I think if they say, you need a section ill be fine, but right now i have no idea if i can have natural or not and its worse. I know im def getting to the point of wanting them out lol by any means! lol!
 
The pulling and tugging is a bit odd and kind of knocks the wind out of you a bit, but its over pretty quickly. Its just the bit where they are moving the baby out of the uterus that feels strange, rest of it doesn't feel like anything.

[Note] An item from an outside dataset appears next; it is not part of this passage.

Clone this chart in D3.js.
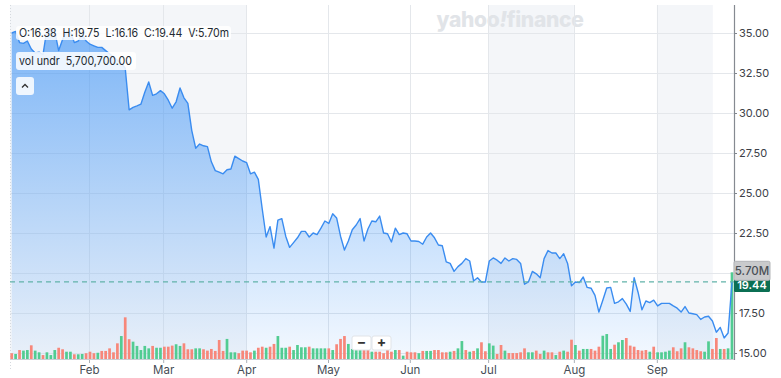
<!DOCTYPE html>
<html><head><meta charset="utf-8">
<script src="https://cdn.jsdelivr.net/npm/d3@7"></script>
<style>
html,body{margin:0;padding:0;background:#fff;}
svg{display:block;font-family:Inter,"Helvetica Neue",Arial,sans-serif;}
</style></head><body>
<svg id="c" width="781" height="378"></svg>
<script>
// ---- data ----
const closes = [
35.0,35.1,34.4,34.35,34.5,34.0,33.75,33.8,33.65,35.25,
35.3,35.1,33.9,34.6,35.1,35.05,34.4,34.5,34.9,34.5,
34.3,34.2,34.1,34.1,33.9,33.7,33.5,33.3,33.1,32.8,
30.2,30.35,30.44,30.55,31.3,31.94,31.1,31.2,31.4,31.2,
30.8,30.3,30.7,31.56,30.95,30.6,28.9,27.8,28.06,27.95,
27.9,26.95,26.4,26.3,26.2,26.45,26.5,27.3,27.15,27.0,
26.9,26.2,26.3,25.85,24.0,22.25,22.9,21.56,23.3,23.4,
22.3,21.6,21.9,22.2,22.6,22.6,22.25,22.5,22.4,22.8,
23.25,23.1,23.7,23.44,22.3,21.44,22.0,22.7,23.0,23.4,
22.0,22.75,23.25,23.2,23.56,22.5,22.45,21.94,22.8,22.4,
22.5,22.45,22.0,22.0,21.97,21.8,22.25,22.5,22.2,21.75,
21.7,20.7,20.6,20.1,20.4,20.6,20.9,20.75,19.5,19.7,
19.44,19.44,20.75,20.94,20.8,20.6,20.94,20.75,20.9,20.85,
20.6,19.3,19.44,20.1,19.95,19.7,20.9,21.4,21.25,21.25,
20.9,21.2,20.6,19.2,19.44,19.4,19.75,19.1,19.05,18.6,
17.56,18.3,19.06,19.1,18.1,18.2,18.4,18.05,17.6,19.7,
18.8,17.7,18.25,18.15,18.3,17.94,18.1,18.1,18.1,17.94,
17.8,17.56,17.9,17.5,17.45,17.4,17.1,17.25,17.3,17.0,
16.3,16.6,15.94,16.25,19.44];
const volumesM = [
0.38,0.33,0.59,0.55,0.59,0.90,0.55,0.44,0.26,0.44,
0.26,0.59,0.74,0.64,0.48,0.48,0.31,0.31,0.33,0.38,
0.48,0.38,0.41,0.53,0.53,0.70,0.44,1.03,1.51,2.74,
1.30,1.14,0.86,0.59,0.86,0.70,0.86,0.74,0.74,0.81,
0.81,0.88,0.97,0.86,1.03,0.64,0.64,0.70,0.70,0.64,
0.55,0.66,0.53,1.25,0.53,1.32,0.44,0.44,0.38,0.55,
0.55,0.44,0.55,0.74,0.81,0.74,0.81,0.99,1.51,0.74,
0.74,0.81,0.59,0.92,0.77,0.77,0.81,0.70,0.70,0.70,
0.70,0.70,0.59,0.97,1.32,1.51,0.99,0.66,0.66,0.66,
0.66,0.66,0.48,0.48,0.48,0.38,0.64,0.48,0.59,0.59,
0.22,0.48,0.44,0.44,0.38,0.53,0.53,0.53,0.59,0.59,
0.44,0.44,0.48,0.53,0.70,1.18,0.59,0.48,0.53,0.70,
1.10,0.51,1.03,0.88,0.33,0.92,0.55,0.39,0.39,0.39,
0.44,0.70,0.44,0.44,0.55,0.33,0.55,0.44,0.44,0.26,
0.48,0.55,0.48,1.27,0.92,0.55,0.66,0.66,0.66,0.55,
0.81,1.53,1.64,0.66,0.94,1.10,1.25,1.38,0.88,0.81,
0.59,0.55,0.59,0.48,0.81,0.44,0.44,0.48,0.55,0.77,
0.51,0.70,1.10,0.77,0.70,0.59,0.51,0.48,1.16,0.66,
1.38,0.66,0.66,0.70,5.70];
const volumeDir =
"rgrggrggrg"+"ggrrggrggr"+"rrgrrrrrgr"+"rgggggrggr"+"rrggrrrggr"+
"rrrrrgggrr"+"rrgrrgrrgg"+"grggggrggg"+"grgrrrgggg"+"rrgrrrrrgr"+
"grrrgrggrr"+"rrgrggrgrg"+"rrggrrgrrr"+"rrggrrgrrg"+"rgrrgrggrr"+
"rgggrggrrr"+"rrrgrggggr"+"rrgrrrrggr"+"rgrgg";
const monthLabels = ["Feb","Mar","Apr","May","Jun","Jul","Aug","Sep"];
const monthIndex  = [19.75,38.7,59.9,80.8,101.7,121.7,143.6,164.8];
const priceTicks  = [15,17.5,20,22.5,25,27.5,30,32.5,35];
const hiddenTickLabels = [20]; // covered by the last-value tags in the reference
const shadedSpans = [[-0.45,59.9],[121.7,143.6],[164.8,179.1]];
const ohlc = {O:"16.38",H:"19.75",L:"16.16",C:"19.44",V:"5.70m"};
const volLabel = "5,700,700.00";
const lastVolLabel = "5.70M";

// ---- layout ----
const L=10, R=734, T=5, B=359;
const svg = d3.select("#c");
const x = d3.scaleLinear().domain([0, closes.length-1]).range([11.7, 732]);
const y = d3.scaleLinear().domain([15,35]).range([353,33]);
const yv = d3.scaleLinear().domain([0,5.7]).range([B, B-86.7]);
const last = closes[closes.length-1];

const defs = svg.append("defs");
const g = defs.append("linearGradient").attr("id","ag").attr("gradientUnits","userSpaceOnUse")
  .attr("x1",0).attr("x2",0).attr("y1",y(35)).attr("y2",B);
g.append("stop").attr("offset","0").attr("stop-color","rgb(30,130,245)").attr("stop-opacity",0.55);
g.append("stop").attr("offset","1").attr("stop-color","rgb(30,130,245)").attr("stop-opacity",0.05);
defs.append("clipPath").attr("id","pc").append("rect").attr("x",L).attr("y",T).attr("width",R-L).attr("height",B-T);

// shaded month bands
svg.append("g").selectAll("rect").data(shadedSpans).join("rect")
  .attr("x",d=>Math.max(L,x(d[0]))).attr("y",T)
  .attr("width",d=>x(d[1])-Math.max(L,x(d[0]))).attr("height",B-T)
  .attr("fill","#f4f6f9");

// watermark
const wm = svg.append("text").attr("x",510).attr("y",27).attr("text-anchor","middle")
  .attr("font-size",21).attr("font-weight",800).attr("fill","#e1e4e8").attr("letter-spacing","-0.3");
wm.append("tspan").text("yahoo");
wm.append("tspan").attr("font-style","italic").text("!");
wm.append("tspan").text("finance");

// grid
svg.append("g").selectAll("line").data(priceTicks).join("line")
  .attr("x1",L).attr("x2",R).attr("y1",d=>Math.round(y(d))+0.5).attr("y2",d=>Math.round(y(d))+0.5)
  .attr("stroke","#e4e7eb").attr("stroke-width",1);
svg.append("g").selectAll("line").data(monthIndex).join("line")
  .attr("x1",d=>Math.round(x(d))+0.5).attr("x2",d=>Math.round(x(d))+0.5).attr("y1",T).attr("y2",B)
  .attr("stroke","#e4e7eb").attr("stroke-width",1);
svg.append("line").attr("x1",L+0.5).attr("x2",L+0.5).attr("y1",T).attr("y2",B+12)
  .attr("stroke","#d5d9de").attr("stroke-dasharray","1,2");

// area + line
const plot = svg.append("g").attr("clip-path","url(#pc)");
plot.append("path").datum(closes)
  .attr("d", d3.area().x((d,i)=>x(i)).y0(B).y1(d=>y(d)))
  .attr("fill","url(#ag)");

// volume bars
plot.append("g").selectAll("rect").data(volumesM).join("rect")
  .attr("x",(d,i)=>x(i)-1.35).attr("width",2.7)
  .attr("y",d=>yv(d)).attr("height",d=>B-yv(d))
  .attr("fill",(d,i)=>volumeDir[i]==="g"?"#52cc92":"#f7877a");

plot.append("path").datum(closes)
  .attr("d", d3.line().x((d,i)=>x(i)).y(d=>y(d)))
  .attr("fill","none").attr("stroke","#3a8cf0").attr("stroke-width",1.4).attr("stroke-linejoin","round");

// last price dashed line
svg.append("line").attr("x1",L).attr("x2",R).attr("y1",y(last)).attr("y2",y(last))
  .attr("stroke","#62b3a9").attr("stroke-width",1.2).attr("stroke-dasharray","5,4");

// axes
const ya = svg.append("g").attr("transform",`translate(${R},0)`)
  .call(d3.axisRight(y).tickValues(priceTicks)
    .tickFormat(d=>hiddenTickLabels.includes(d)?"":d3.format(".2f")(d)).tickSize(3).tickPadding(2));
ya.select(".domain").remove();
ya.selectAll(".tick line").attr("stroke","#7e848b");
ya.selectAll("text").attr("font-size",11).attr("fill","#3b4047").attr("font-family","Inter, Arial, sans-serif");
svg.append("line").attr("x1",R+0.5).attr("x2",R+0.5).attr("y1",T).attr("y2",B+1).attr("stroke","#858a91").attr("stroke-width",1.2);

const xa = svg.append("g").attr("transform",`translate(0,${B})`)
  .call(d3.axisBottom(x).tickValues(monthIndex).tickFormat((d,i)=>monthLabels[i]).tickSize(4).tickPadding(3));
xa.select(".domain").remove();
xa.selectAll(".tick line").attr("stroke","#aab0b7");
xa.selectAll("text").attr("font-size",11.5).attr("fill","#464d55").attr("font-family","Inter, Arial, sans-serif");
svg.append("line").attr("x1",L).attr("x2",R).attr("y1",B+0.5).attr("y2",B+0.5).attr("stroke","#c9ced4");

// right value labels
const py = y(last);
svg.append("rect").attr("x",R).attr("y",py-4).attr("width",36).attr("height",14).attr("rx",1.5).attr("fill","#0b6f53");
svg.append("text").attr("x",R+18).attr("y",py+7.5).attr("text-anchor","middle").attr("font-size",11)
  .attr("font-weight",600).attr("fill","#fff").text(d3.format(".2f")(last));
const vy = yv(volumesM[volumesM.length-1]);
svg.append("rect").attr("x",R).attr("y",vy-11).attr("width",36).attr("height",19).attr("rx",1.5)
  .attr("fill","#c9cacc").attr("stroke","#b3b5b8");
svg.append("text").attr("x",R+18).attr("y",vy+2.5).attr("text-anchor","middle").attr("font-size",11.5)
  .attr("font-weight",500).attr("fill","#4a4f56").text(lastVolLabel);

// info boxes
const info = `O:${ohlc.O}  H:${ohlc.H}  L:${ohlc.L}  C:${ohlc.C}  V:${ohlc.V}`;
svg.append("rect").attr("x",16).attr("y",26).attr("width",215).attr("height",14).attr("rx",3).attr("fill","rgba(255,255,255,0.85)");
svg.append("text").attr("x",19).attr("y",36.5).attr("font-size",11.5).attr("fill","#232a31")
  .attr("textLength",210).attr("lengthAdjust","spacingAndGlyphs")
  .style("white-space","pre").text(info);
svg.append("rect").attr("x",16).attr("y",52).attr("width",120).attr("height",18).attr("rx",3).attr("fill","rgba(255,255,255,0.85)");
svg.append("text").attr("x",19).attr("y",65).attr("font-size",11.5).attr("fill","#232a31")
  .attr("textLength",113).attr("lengthAdjust","spacingAndGlyphs")
  .style("white-space","pre").text("vol undr  " + volLabel);
svg.append("rect").attr("x",16).attr("y",77).attr("width",18).attr("height",18).attr("rx",3).attr("fill","rgba(255,255,255,0.85)");
svg.append("path").attr("d","M22,87.5 L25,84.5 L28,87.5").attr("fill","none").attr("stroke","#333").attr("stroke-width",1.3);

// zoom buttons
[["−",352],["+",372]].forEach(([s,bx])=>{
  svg.append("rect").attr("x",bx).attr("y",336).attr("width",19).attr("height",14).attr("rx",2)
    .attr("fill","#fff").attr("stroke","#e1e4e8");
  svg.append("text").attr("x",bx+9.5).attr("y",347).attr("text-anchor","middle").attr("font-size",14)
    .attr("font-weight",700).attr("fill","#333").text(s);
});
</script>
</body></html>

If its planned C-Section and you are having a spinal the have the time to make sure its working properly.
 
C-sections are done so often, it's almost routine. I can't throw a ball without hitting someone who's had one. :haha:

Try to think about and embrace the beautiful moment of seeing those 2 wonderful babies for the first time and don't let your mind go anywhere else!
 
it is probably the not knowing that is making things worse? x
 
hun they will make sure you cant feel anything before they do anything. i would talk through it with your consultant about the section etc....
from what i understand though if the lower twin is in the right position then you should be go for natural as the other twin will be able to move and turn once the first is born
 
it is probably the not knowing that is making things worse? x

Yeah i think so, im scared of the thought of a section, but im sure if they said you need one and this is the date ill get my head around it ok, and if its am emergency section then i will just want babies out safe and wont have time to worry. :haha:
 
hun they will make sure you cant feel anything before they do anything. i would talk through it with your consultant about the section etc....
from what i understand though if the lower twin is in the right position then you should be go for natural as the other twin will be able to move and turn once the first is born

no its the other way round for me, my lower twin is breach, although i know i have time for that to change
 
I can completely relate. My twin A is oblique (has been bouncing back and forth between transverse and oblique) and twin B is still transverse. I keep hoping A will flip the rest of the way over so I can have them vaginally. This twin pregnancy is so different than it was with my singletons.
 
Hey! I thought throughout the pregnancy i would be having a vaginal birth, but my baby is still breech...and im almost 38 weeks :s....So I dont think lil bubba will move. I was nervous for Vaginal because of labour pains and contractions and pushing baby out...and now knowing i will be doing a section i feel terrified because I've never had surgery , I've never been under any meds....And not being able to feel my lower body sort of gives me anxiety.... But I think they will make sure we are totally not able to feel anything before they try to operate on us.
Im also worried a tad (my husband more than me) for the aftermath....How I will be able to cope with just being operated on and what not...and the recovery time.

I know its stressful! Lets be hopeful though....
 
hi sweety, listen i had a emergency c section and am having elective one this time. When i had the emergency one i did not have a good time due to pre eclampsia but during the section i was terrified of feeling anything expecially the tugging.

But when it came to it, the hour went by so fast and my OH and the anthetiatist kept me talking which took my mind off everything else. I did feel a slight tug but it just felt like someone was moving my hand.